Determining if students are fluent enough in English to keep up with regular classroom work is not easy for educators who work with immigrant children.

But California may be getting closer to resolving that issue than some other states, thanks to its new California English Language Development Test. The CELDT is believed to be the first standardized test commissioned by a state to assess English-language learners’ progress in English. This month, the California Department of Education released students’ scores for the first year of the CELDT.

As it turned out, 25 percent of students who had been previously identified as English-language learners scored high enough to meet the state’s cutoff point for fluency.

That’s much higher than the percentage of students that California school districts tend to reclassify as fluent each year. Last year, only 9 percent of English-language learners on average across the state were reclassified as fluent.

With about 1.5 million English- language learners in the state, it makes a big difference whether 9 percent or 25 percent are considered fluent and moved out of special programs each year.

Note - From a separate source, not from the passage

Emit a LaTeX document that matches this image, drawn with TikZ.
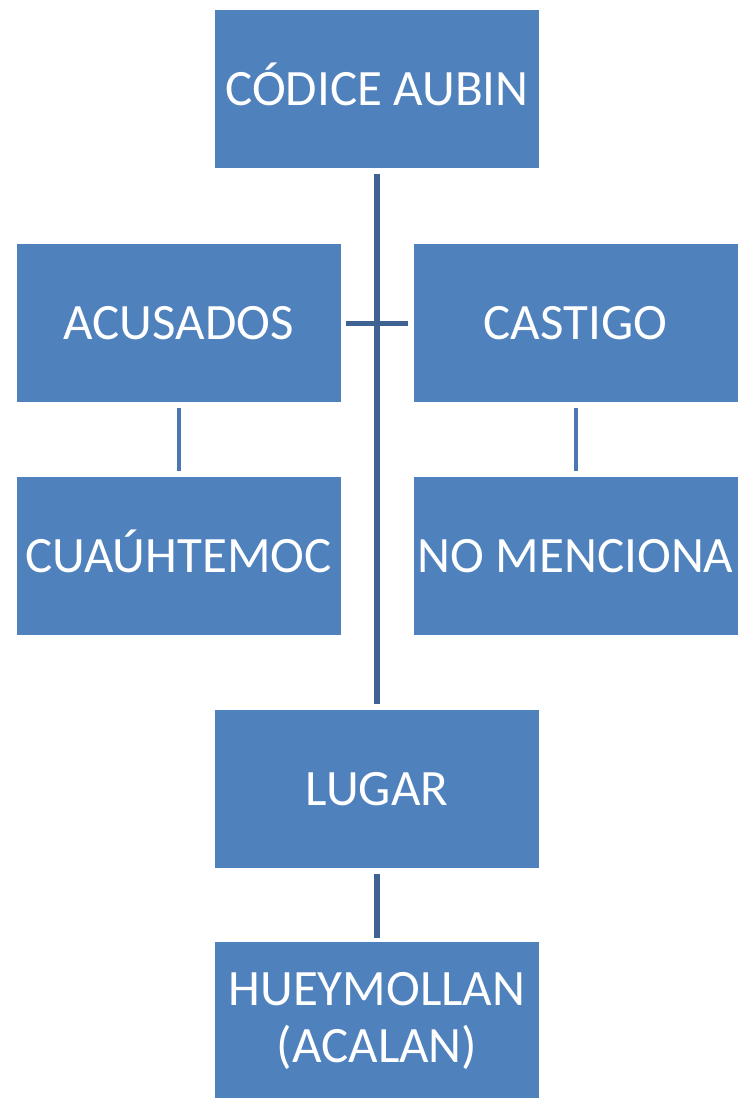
\documentclass[tikz,border=0pt]{standalone}
\usepackage{fontspec}
\setmainfont{Carlito}
\definecolor{boxblue}{RGB}{79,129,189}
\definecolor{linedark}{RGB}{62,98,146}
\definecolor{linemid}{RGB}{74,120,176}
\begin{document}
\begin{tikzpicture}[x=1pt,y=-1pt,
  box/.style={draw=none,fill=boxblue,text=white,minimum width=324pt,minimum height=158pt,inner sep=0pt,align=center,font=\fontsize{51}{57}\selectfont},
  oneline/.style={text height=33pt,text depth=0pt},
  mainline/.style={draw=linedark,line width=5.5pt},
  subline/.style={draw=linemid,line width=4pt}]
\useasboundingbox (0,0) rectangle (743,1098);
\node[box,oneline] (codice) at (377,89) {CÓDICE AUBIN};
\node[box,oneline] (acusados) at (178.5,323) {ACUSADOS};
\node[box,oneline] (castigo) at (575.5,323) {CASTIGO};
\node[box,oneline] (cuau) at (178.5,556) {CUAÚHTEMOC};
\node[box,oneline] (nomen) at (575.5,556) {NO MENCIONA};
\node[box,oneline] (lugar) at (377,789) {LUGAR};
\node[box] (huey) at (377,1021) {HUEYMOLLAN\\(ACALAN)};
\draw[mainline,shorten <=6pt,shorten >=6pt] (codice) -- (lugar);
\draw[mainline,line width=5pt,shorten <=5pt,shorten >=5pt] (acusados) -- (castigo);
\draw[subline,shorten <=6pt,shorten >=6pt] (acusados) -- (cuau);
\draw[subline,shorten <=6pt,shorten >=6pt] (castigo) -- (nomen);
\draw[mainline,shorten <=6pt,shorten >=4pt] (lugar) -- (huey);
\end{tikzpicture}
\end{document}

The state is leaving it to districts to mesh the test results with their own reclassification practices.

The 141,000-student San Diego district, for example, classified only 8 percent of English-language learners as fluent last year, while this year 38 percent of such students scored at or above the cutoff point for fluency on the CELDT.

Not all of the students who scored as fluent this year will automatically be redesignated as such, said Terry Walter, the program manager for biliteracy and English-learner support for San Diego schools. Reclassification, she said, will still depend on criteria other than test scores, such as teacher recommendations, as always.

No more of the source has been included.